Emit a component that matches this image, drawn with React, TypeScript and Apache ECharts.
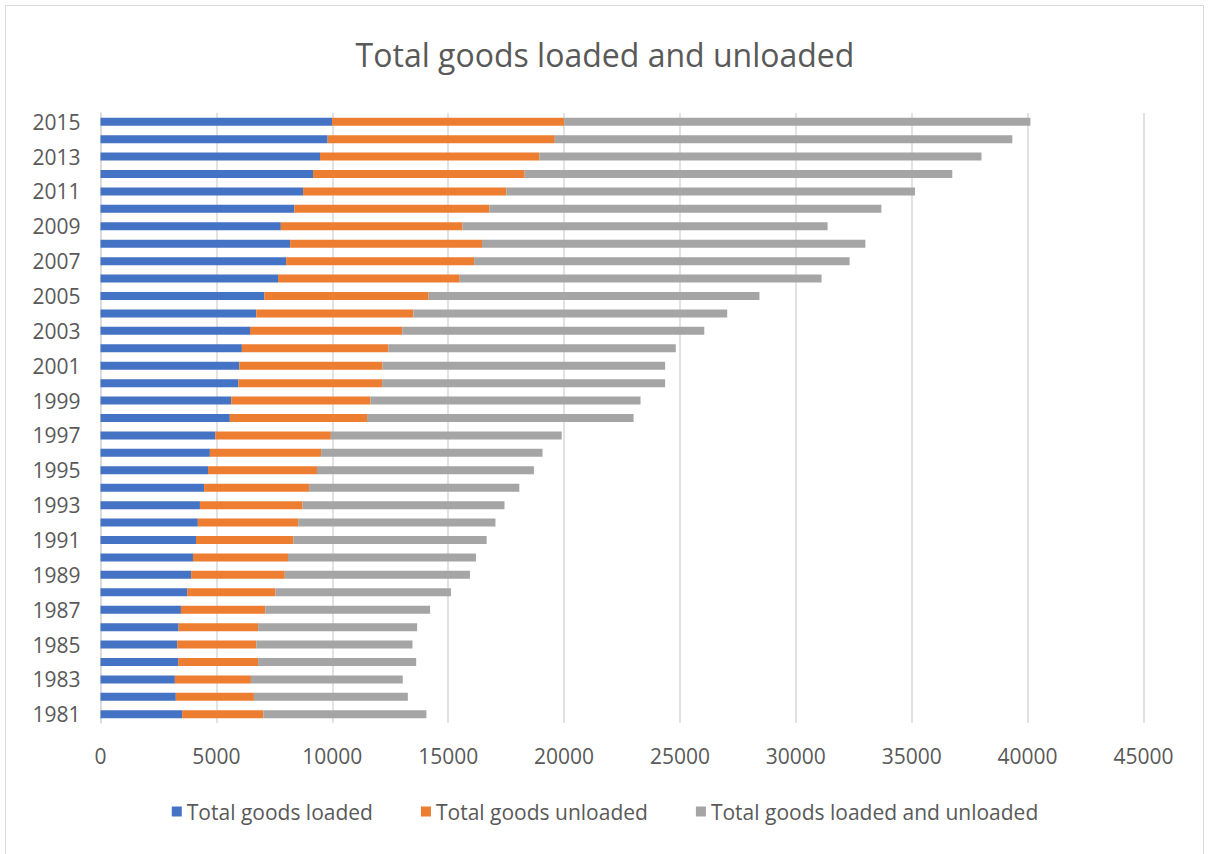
import React, { useEffect, useRef } from "react";
import * as echarts from "echarts";

const years: string[] = [
  "1981", "1982", "1983", "1984", "1985", "1986", "1987", "1988", "1989", "1990",
  "1991", "1992", "1993", "1994", "1995", "1996", "1997", "1998", "1999", "2000",
  "2001", "2002", "2003", "2004", "2005", "2006", "2007", "2008", "2009", "2010",
  "2011", "2012", "2013", "2014", "2015",
];

const loaded: number[] = [
  3520, 3250, 3210, 3350, 3310, 3370, 3470, 3740, 3910, 3990,
  4120, 4200, 4290, 4470, 4640, 4720, 4950, 5580, 5640, 5950,
  5990, 6100, 6450, 6720, 7070, 7660, 8010, 8180, 7780, 8360,
  8740, 9170, 9470, 9800, 9990,
];

const unloaded: number[] = [
  3510, 3370, 3280, 3450, 3410, 3430, 3640, 3810, 4040, 4100,
  4200, 4330, 4430, 4530, 4700, 4800, 4990, 5920, 6010, 6200,
  6180, 6320, 6570, 6780, 7090, 7840, 8110, 8280, 7840, 8420,
  8770, 9130, 9460, 9800, 10020,
];

const total: number[] = [
  7030, 6640, 6550, 6820, 6740, 6860, 7110, 7570, 7990, 8110,
  8340, 8510, 8710, 9070, 9360, 9550, 9960, 11500, 11650, 12210,
  12190, 12400, 13030, 13540, 14270, 15610, 16200, 16540, 15750, 16910,
  17630, 18450, 19080, 19740, 20110,
];

const seriesNames: string[] = [
  "Total goods loaded",
  "Total goods unloaded",
  "Total goods loaded and unloaded",
];

const title = "Total goods loaded and unloaded";

const colors = ["#4472C4", "#ED7D31", "#A5A5A5"];
const textColor = "#595959";
const font = "'Open Sans', 'Noto Sans', sans-serif";

export default function App() {
  const ref = useRef<HTMLDivElement>(null);

  useEffect(() => {
    if (!ref.current) return;
    const chart = echarts.init(ref.current, undefined, { renderer: "svg" });
    const values = [loaded, unloaded, total];
    chart.setOption({
      animation: false,
      backgroundColor: "#ffffff",
      textStyle: { fontFamily: font, color: textColor },
      title: {
        text: title,
        left: "center",
        top: 33,
        textStyle: {
          fontFamily: font,
          fontSize: 32,
          fontWeight: "normal",
          color: textColor,
        },
      },
      graphic: [
        {
          type: "rect",
          shape: { x: 5.5, y: 5.5, width: 1198, height: 860 },
          style: { fill: "none", stroke: "#D9D9D9", lineWidth: 1 },
          silent: true,
          z: -1,
        },
      ],
      legend: {
        bottom: 27,
        left: "center",
        icon: "rect",
        itemWidth: 10,
        itemHeight: 10,
        itemGap: 48,
        textStyle: { fontFamily: font, fontSize: 21, color: textColor },
        data: seriesNames,
      },
      grid: {
        left: 100.5,
        right: 66.5,
        top: 113,
        bottom: 131,
        containLabel: false,
      },
      xAxis: {
        type: "value",
        min: 0,
        max: 45000,
        interval: 5000,
        axisLine: { show: false },
        axisTick: { show: false },
        axisLabel: {
          fontFamily: font,
          fontSize: 21,
          color: textColor,
          margin: 22,
          formatter: (v: number) => String(v),
        },
        splitLine: { show: true, lineStyle: { color: "#D9D9D9", width: 1.5 } },
      },
      yAxis: {
        type: "category",
        data: years,
        axisLine: { show: true, lineStyle: { color: "#D9D9D9", width: 1.5 } },
        axisTick: { show: false },
        axisLabel: {
          interval: 1,
          fontFamily: font,
          fontSize: 21,
          color: textColor,
          margin: 20,
        },
        splitLine: { show: false },
      },
      series: seriesNames.map((name, i) => ({
        name,
        type: "bar",
        stack: "all",
        barWidth: 8,
        data: values[i],
        itemStyle: { color: colors[i] },
      })),
    });
    return () => chart.dispose();
  }, []);

  return (
    <div
      ref={ref}
      style={{ position: "fixed", left: 0, top: 0, width: 1210, height: 854 }}
    />
  );
}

* **Problem statement**
Extract, word for word, each line from the top of the data down to and including the line with "const ref = useRef<HTMLDivElement>(null);"; skip the pictures.

* **The result**
Emit a component that matches this image, drawn with React, TypeScript and Apache ECharts.
import React, { useEffect, useRef } from "react";
import * as echarts from "echarts";

const years: string[] = [
  "1981", "1982", "1983", "1984", "1985", "1986", "1987", "1988", "1989", "1990",
  "1991", "1992", "1993", "1994", "1995", "1996", "1997", "1998", "1999", "2000",
  "2001", "2002", "2003", "2004", "2005", "2006", "2007", "2008", "2009", "2010",
  "2011", "2012", "2013", "2014", "2015",
];

const loaded: number[] = [
  3520, 3250, 3210, 3350, 3310, 3370, 3470, 3740, 3910, 3990,
  4120, 4200, 4290, 4470, 4640, 4720, 4950, 5580, 5640, 5950,
  5990, 6100, 6450, 6720, 7070, 7660, 8010, 8180, 7780, 8360,
  8740, 9170, 9470, 9800, 9990,
];

const unloaded: number[] = [
  3510, 3370, 3280, 3450, 3410, 3430, 3640, 3810, 4040, 4100,
  4200, 4330, 4430, 4530, 4700, 4800, 4990, 5920, 6010, 6200,
  6180, 6320, 6570, 6780, 7090, 7840, 8110, 8280, 7840, 8420,
  8770, 9130, 9460, 9800, 10020,
];

const total: number[] = [
  7030, 6640, 6550, 6820, 6740, 6860, 7110, 7570, 7990, 8110,
  8340, 8510, 8710, 9070, 9360, 9550, 9960, 11500, 11650, 12210,
  12190, 12400, 13030, 13540, 14270, 15610, 16200, 16540, 15750, 16910,
  17630, 18450, 19080, 19740, 20110,
];

const seriesNames: string[] = [
  "Total goods loaded",
  "Total goods unloaded",
  "Total goods loaded and unloaded",
];

const title = "Total goods loaded and unloaded";

const colors = ["#4472C4", "#ED7D31", "#A5A5A5"];
const textColor = "#595959";
const font = "'Open Sans', 'Noto Sans', sans-serif";

export default function App() {
  const ref = useRef<HTMLDivElement>(null);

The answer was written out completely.